Written instruction
Transcribe the listing that follows in full, omitting pictures.

Data block
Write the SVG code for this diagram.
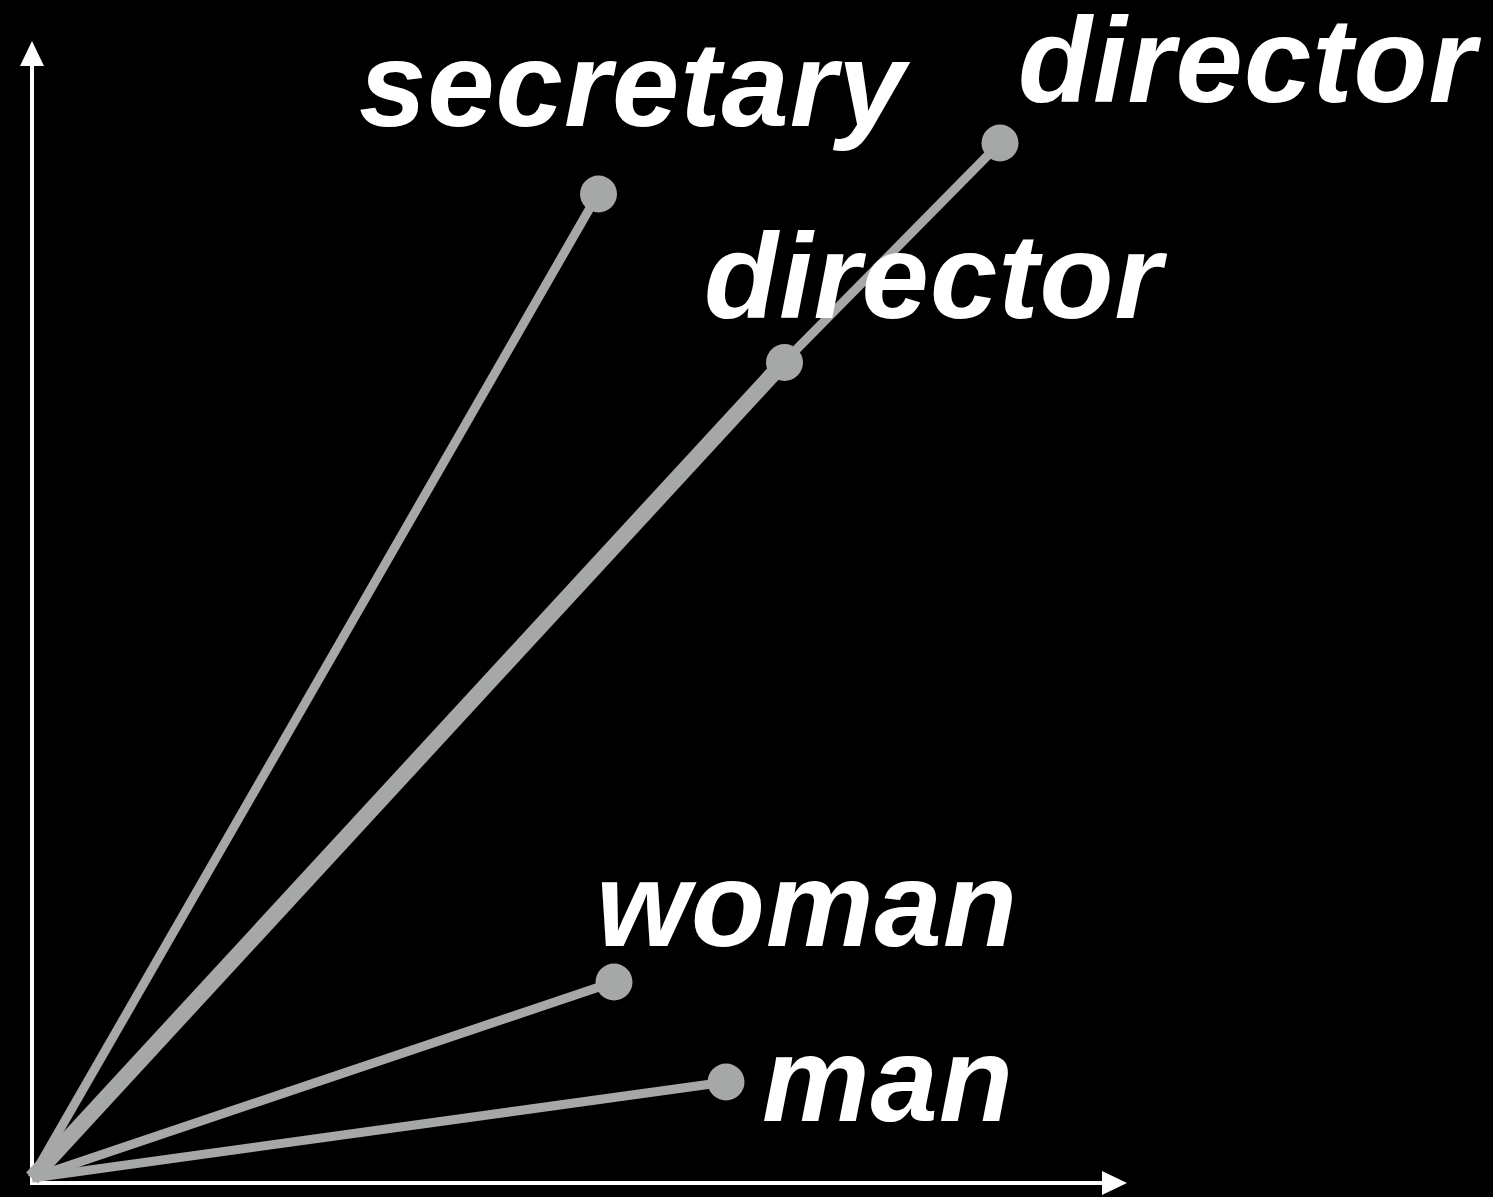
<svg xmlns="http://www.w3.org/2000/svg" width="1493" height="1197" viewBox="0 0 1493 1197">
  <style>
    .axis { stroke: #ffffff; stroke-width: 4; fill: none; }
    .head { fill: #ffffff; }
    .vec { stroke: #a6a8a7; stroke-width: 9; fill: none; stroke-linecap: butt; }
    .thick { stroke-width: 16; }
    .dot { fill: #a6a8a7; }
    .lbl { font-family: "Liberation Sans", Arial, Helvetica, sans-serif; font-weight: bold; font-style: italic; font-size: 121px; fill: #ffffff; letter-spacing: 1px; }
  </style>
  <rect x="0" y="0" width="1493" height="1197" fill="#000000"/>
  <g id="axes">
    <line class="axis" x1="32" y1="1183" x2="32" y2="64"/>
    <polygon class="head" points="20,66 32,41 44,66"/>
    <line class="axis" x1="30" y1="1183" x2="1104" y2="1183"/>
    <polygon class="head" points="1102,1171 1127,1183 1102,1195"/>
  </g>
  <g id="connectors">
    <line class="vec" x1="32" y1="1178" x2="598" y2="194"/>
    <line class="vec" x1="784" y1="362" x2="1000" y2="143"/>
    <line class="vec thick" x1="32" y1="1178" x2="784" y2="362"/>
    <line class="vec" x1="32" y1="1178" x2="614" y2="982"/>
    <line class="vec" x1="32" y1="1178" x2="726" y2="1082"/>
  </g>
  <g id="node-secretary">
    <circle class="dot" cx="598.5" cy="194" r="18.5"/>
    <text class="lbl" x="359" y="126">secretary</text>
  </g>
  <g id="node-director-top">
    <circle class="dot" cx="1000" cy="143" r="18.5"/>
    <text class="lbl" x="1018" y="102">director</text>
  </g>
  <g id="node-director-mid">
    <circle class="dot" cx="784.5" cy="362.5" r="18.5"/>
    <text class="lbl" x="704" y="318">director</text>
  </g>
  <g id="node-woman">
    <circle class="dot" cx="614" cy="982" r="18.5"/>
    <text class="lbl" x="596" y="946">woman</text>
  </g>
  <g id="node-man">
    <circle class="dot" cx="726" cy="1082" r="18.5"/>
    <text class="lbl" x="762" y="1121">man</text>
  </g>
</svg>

Exercise result
Write the SVG code for this diagram.
<svg xmlns="http://www.w3.org/2000/svg" width="1493" height="1197" viewBox="0 0 1493 1197">
  <style>
    .axis { stroke: #ffffff; stroke-width: 4; fill: none; }
    .head { fill: #ffffff; }
    .vec { stroke: #a6a8a7; stroke-width: 9; fill: none; stroke-linecap: butt; }
    .thick { stroke-width: 16; }
    .dot { fill: #a6a8a7; }
    .lbl { font-family: "Liberation Sans", Arial, Helvetica, sans-serif; font-weight: bold; font-style: italic; font-size: 121px; fill: #ffffff; letter-spacing: 1px; }
  </style>
  <rect x="0" y="0" width="1493" height="1197" fill="#000000"/>
  <g id="axes">
    <line class="axis" x1="32" y1="1183" x2="32" y2="64"/>
    <polygon class="head" points="20,66 32,41 44,66"/>
    <line class="axis" x1="30" y1="1183" x2="1104" y2="1183"/>
    <polygon class="head" points="1102,1171 1127,1183 1102,1195"/>
  </g>
  <g id="connectors">
    <line class="vec" x1="32" y1="1178" x2="598" y2="194"/>
    <line class="vec" x1="784" y1="362" x2="1000" y2="143"/>
    <line class="vec thick" x1="32" y1="1178" x2="784" y2="362"/>
    <line class="vec" x1="32" y1="1178" x2="614" y2="982"/>
    <line class="vec" x1="32" y1="1178" x2="726" y2="1082"/>
  </g>
  <g id="node-secretary">
    <circle class="dot" cx="598.5" cy="194" r="18.5"/>
    <text class="lbl" x="359" y="126">secretary</text>
  </g>
  <g id="node-director-top">
    <circle class="dot" cx="1000" cy="143" r="18.5"/>
    <text class="lbl" x="1018" y="102">director</text>
  </g>
  <g id="node-director-mid">
    <circle class="dot" cx="784.5" cy="362.5" r="18.5"/>
    <text class="lbl" x="704" y="318">director</text>
  </g>
  <g id="node-woman">
    <circle class="dot" cx="614" cy="982" r="18.5"/>
    <text class="lbl" x="596" y="946">woman</text>
  </g>
  <g id="node-man">
    <circle class="dot" cx="726" cy="1082" r="18.5"/>
    <text class="lbl" x="762" y="1121">man</text>
  </g>
</svg>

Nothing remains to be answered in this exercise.